• _Given information_
## BEGIN

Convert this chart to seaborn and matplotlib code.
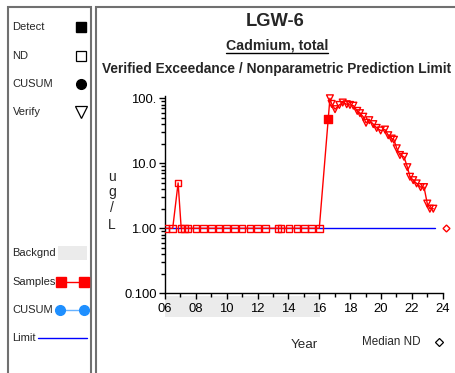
import numpy as np
import pandas as pd
import matplotlib
matplotlib.use("Agg")
import matplotlib.pyplot as plt
import seaborn as sns
from matplotlib.lines import Line2D
from matplotlib.patches import Rectangle
from matplotlib.ticker import FixedLocator, FixedFormatter, LogLocator, NullFormatter
import matplotlib.transforms as mtransforms

# ---------------- data ----------------
nd_years = [2006.05, 2006.5, 2006.85, 2007.05, 2007.25, 2007.5, 2008.0, 2008.5, 2009.0,
            2009.5, 2010.0, 2010.5, 2011.0, 2011.5, 2012.0, 2012.5, 2013.33, 2013.53,
            2014.03, 2014.55, 2015.05, 2015.5, 2016.0]
nd_values = [1.0, 1.0, 5.0, 1.0, 1.0, 1.0, 1.0, 1.0, 1.0, 1.0, 1.0, 1.0, 1.0, 1.0, 1.0,
             1.0, 1.0, 1.0, 1.0, 1.0, 1.0, 1.0, 1.0]
detect_years = [2016.58]
detect_values = [48.0]
verify_years = [2016.69, 2016.80, 2017.02, 2017.30, 2017.52, 2017.78, 2017.99, 2018.21,
                2018.46, 2018.64, 2018.85, 2019.03, 2019.24, 2019.50, 2019.72, 2019.98,
                2020.26, 2020.47, 2020.69, 2020.84, 2021.02, 2021.23, 2021.49, 2021.71,
                2021.88, 2022.09, 2022.31, 2022.57, 2022.79, 2023.00, 2023.17, 2023.39]
verify_values = [100, 82, 68, 79, 86, 81, 79, 77, 64, 59, 52, 42, 46, 40, 35, 32, 33, 27,
                 24, 23, 17, 13.4, 12.6, 8.7, 6.2, 5.5, 4.9, 4.3, 4.3, 2.4, 2.0, 2.0]
limit_years = [2006.0, 2023.5]
limit_values = [1.0, 1.0]
background_span = [2006.0, 2016.05]
median_nd_year = 2024.2
median_nd_value = 1.0
x_ticks = [2006, 2008, 2010, 2012, 2014, 2016, 2018, 2020, 2022, 2024]
x_tick_labels = ["06", "08", "10", "12", "14", "16", "18", "20", "22", "24"]
y_ticks = [0.1, 1.0, 10.0, 100.0]
y_tick_labels = ["0.100", "1.00", "10.0", "100."]

samples = pd.DataFrame({
    "year": nd_years + detect_years + verify_years,
    "value": nd_values + detect_values + verify_values,
    "kind": ["ND"] * len(nd_years) + ["Detect"] * len(detect_years) + ["Verify"] * len(verify_years),
}).sort_values("year")

# ---------------- style ----------------
sns.set_theme(style="white")
plt.rcParams["font.family"] = ["Liberation Sans", "DejaVu Sans"]

W, H = 455, 373
fig = plt.figure(figsize=(W / 100, H / 100), dpi=100)


def fx(x):
    return x / W


def fy(y):
    return 1 - y / H


ax_left, ax_right = 165, 442.7
ax_bottom, ax_top = 293.3, 95.6
ax = fig.add_axes([fx(ax_left), fy(ax_bottom), (ax_right - ax_left) / W, (ax_bottom - ax_top) / H])
ax.set_facecolor("none")

# limit line
sns.lineplot(x=limit_years, y=limit_values, color="#0000FF", lw=1.0, ax=ax, zorder=2)
# sample line
sns.lineplot(data=samples, x="year", y="value", color="red", lw=1.0, ax=ax,
             estimator=None, sort=True, zorder=3)
# markers
nd_df = samples[samples.kind == "ND"]
sns.scatterplot(data=nd_df, x="year", y="value", marker="s", s=22, facecolors="none",
                edgecolors="red", linewidth=1.0, ax=ax, zorder=4)
det_df = samples[samples.kind == "Detect"]
sns.scatterplot(data=det_df, x="year", y="value", marker="s", s=26, color="red",
                edgecolors="red", linewidth=1.0, ax=ax, zorder=4)
ver_df = samples[samples.kind == "Verify"]
sns.scatterplot(data=ver_df, x="year", y="value", marker="v", s=24, facecolors="none",
                edgecolors="red", linewidth=1.0, ax=ax, zorder=4, clip_on=False)
ax.plot([median_nd_year], [median_nd_value], marker="D", ms=3.5, mfc="white", mec="red",
        mew=1.0, clip_on=False, zorder=5)

ax.set_yscale("log")
ax.set_xlim(2006, 2024)
ax.set_ylim(0.1, 110)
ax.set_xlabel("")
ax.set_ylabel("")

for s in ["top", "right"]:
    ax.spines[s].set_visible(False)
for s in ["left", "bottom"]:
    ax.spines[s].set_color("black")
    ax.spines[s].set_linewidth(1.0)

ax.xaxis.set_major_locator(FixedLocator(x_ticks))
ax.xaxis.set_major_formatter(FixedFormatter(x_tick_labels))
ax.xaxis.set_minor_locator(FixedLocator(list(range(2006, 2025))))
ax.yaxis.set_major_locator(FixedLocator(y_ticks))
ax.yaxis.set_major_formatter(FixedFormatter(y_tick_labels))
ax.yaxis.set_minor_locator(LogLocator(base=10, subs=np.arange(2, 10)))
ax.yaxis.set_minor_formatter(NullFormatter())
ax.tick_params(axis="both", which="both", direction="out", color="black", width=1.0,
               labelsize=9.4, labelcolor="black", pad=2)
ax.tick_params(axis="both", which="major", length=4)
ax.tick_params(axis="both", which="minor", length=3)
ax.tick_params(axis="x", pad=3)
ax.xaxis.set_ticks_position("bottom")
ax.yaxis.set_ticks_position("left")

# background band under the axis
trans = mtransforms.blended_transform_factory(ax.transData, ax.transAxes)
bh = (ax_bottom - ax_top)
band = Rectangle((background_span[0], -(316.7 - ax_bottom) / bh),
                 background_span[1] - background_span[0], (316.7 - 296.0) / bh,
                 transform=trans, facecolor="#EBEBEB", edgecolor="none", clip_on=False, zorder=0)
ax.add_patch(band)

# ---------------- titles ----------------
fig.text(fx(275), fy(22), "LGW-6", ha="center", va="center", fontsize=13.2, fontweight="bold")
t2 = fig.text(fx(277), fy(45), "Cadmium, total", ha="center", va="center", fontsize=10.2,
              fontweight="bold")
fig.text(fx(276.5), fy(69), "Verified Exceedance / Nonparametric Prediction Limit",
         ha="center", va="center", fontsize=9.9, fontweight="bold")

# y label stacked
for ch, yy in zip(["u", "g", "/", "L"], [177, 192, 208, 225]):
    fig.text(fx(112), fy(yy), ch, ha="center", va="center", fontsize=10)

fig.text(fx(304), fy(345), "Year", ha="center", va="center", fontsize=9.6)
fig.text(fx(391), fy(342), "Median ND", ha="center", va="center", fontsize=8.4)
fig.add_artist(Line2D([fx(439)], [fy(342)], marker="D", ms=4, mfc="white", mec="black",
                      mew=0.9, transform=fig.transFigure))

# ---------------- legend panel ----------------
leg_items = [("Detect", 27, dict(marker="s", ms=7, mfc="black", mec="black")),
             ("ND", 56, dict(marker="s", ms=7, mfc="white", mec="black", mew=0.9)),
             ("CUSUM", 84, dict(marker="o", ms=7, mfc="black", mec="black")),
             ("Verify", 112, dict(marker="v", ms=8, mfc="white", mec="black", mew=0.9))]
for label, yy, mk in leg_items:
    fig.text(fx(12.5), fy(yy), label, ha="left", va="center", fontsize=8)
    fig.add_artist(Line2D([fx(80.5)], [fy(yy)], linestyle="none", transform=fig.transFigure, **mk))

fig.text(fx(12.5), fy(253), "Backgnd", ha="left", va="center", fontsize=8)
fig.add_artist(Rectangle((fx(57.5), fy(260)), (87 - 57.5) / W, 14 / H, facecolor="#EBEBEB",
                         edgecolor="none", transform=fig.transFigure))
fig.text(fx(12.5), fy(282), "Samples", ha="left", va="center", fontsize=8)
fig.add_artist(Line2D([fx(61), fx(83.5)], [fy(282), fy(282)], color="red", lw=1.0,
                      marker="s", ms=7, mfc="red", mec="red", transform=fig.transFigure))
fig.text(fx(12.5), fy(310), "CUSUM", ha="left", va="center", fontsize=8)
fig.add_artist(Line2D([fx(60), fx(83.5)], [fy(310), fy(310)], color="#66B2FF", lw=1.0,
                      marker="o", ms=7, mfc="#1E8FFF", mec="#1E8FFF", transform=fig.transFigure))
fig.text(fx(12.5), fy(338), "Limit", ha="left", va="center", fontsize=8)
fig.add_artist(Line2D([fx(38), fx(87)], [fy(338), fy(338)], color="#0000FF", lw=1.0,
                      transform=fig.transFigure))

# ---------------- frames ----------------
fig.add_artist(Rectangle((fx(7.5), fy(390)), (91 - 7.5) / W, (390 - 7) / H, facecolor="none",
                         edgecolor="#707070", lw=1.5, transform=fig.transFigure))
fig.add_artist(Rectangle((fx(96), fy(390)), (470 - 96) / W, (390 - 7) / H, facecolor="none",
                         edgecolor="#707070", lw=1.5, transform=fig.transFigure))

# underline for subtitle
fig.canvas.draw()
bb = t2.get_window_extent(renderer=fig.canvas.get_renderer())
uy = bb.y0 - 0.5
fig.add_artist(Line2D([bb.x0 / W, bb.x1 / W], [uy / H, uy / H], color="black", lw=1.0,
                      transform=fig.transFigure))

fig.savefig("out.png", dpi=100)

## END

• _Task statement_
Give again exactly the lines running from the beginning of the material above through the line that contains "import matplotlib.transforms as mtransforms", and leave out every picture.

• _Solution_
Convert this chart to seaborn and matplotlib code.
import numpy as np
import pandas as pd
import matplotlib
matplotlib.use("Agg")
import matplotlib.pyplot as plt
import seaborn as sns
from matplotlib.lines import Line2D
from matplotlib.patches import Rectangle
from matplotlib.ticker import FixedLocator, FixedFormatter, LogLocator, NullFormatter
import matplotlib.transforms as mtransforms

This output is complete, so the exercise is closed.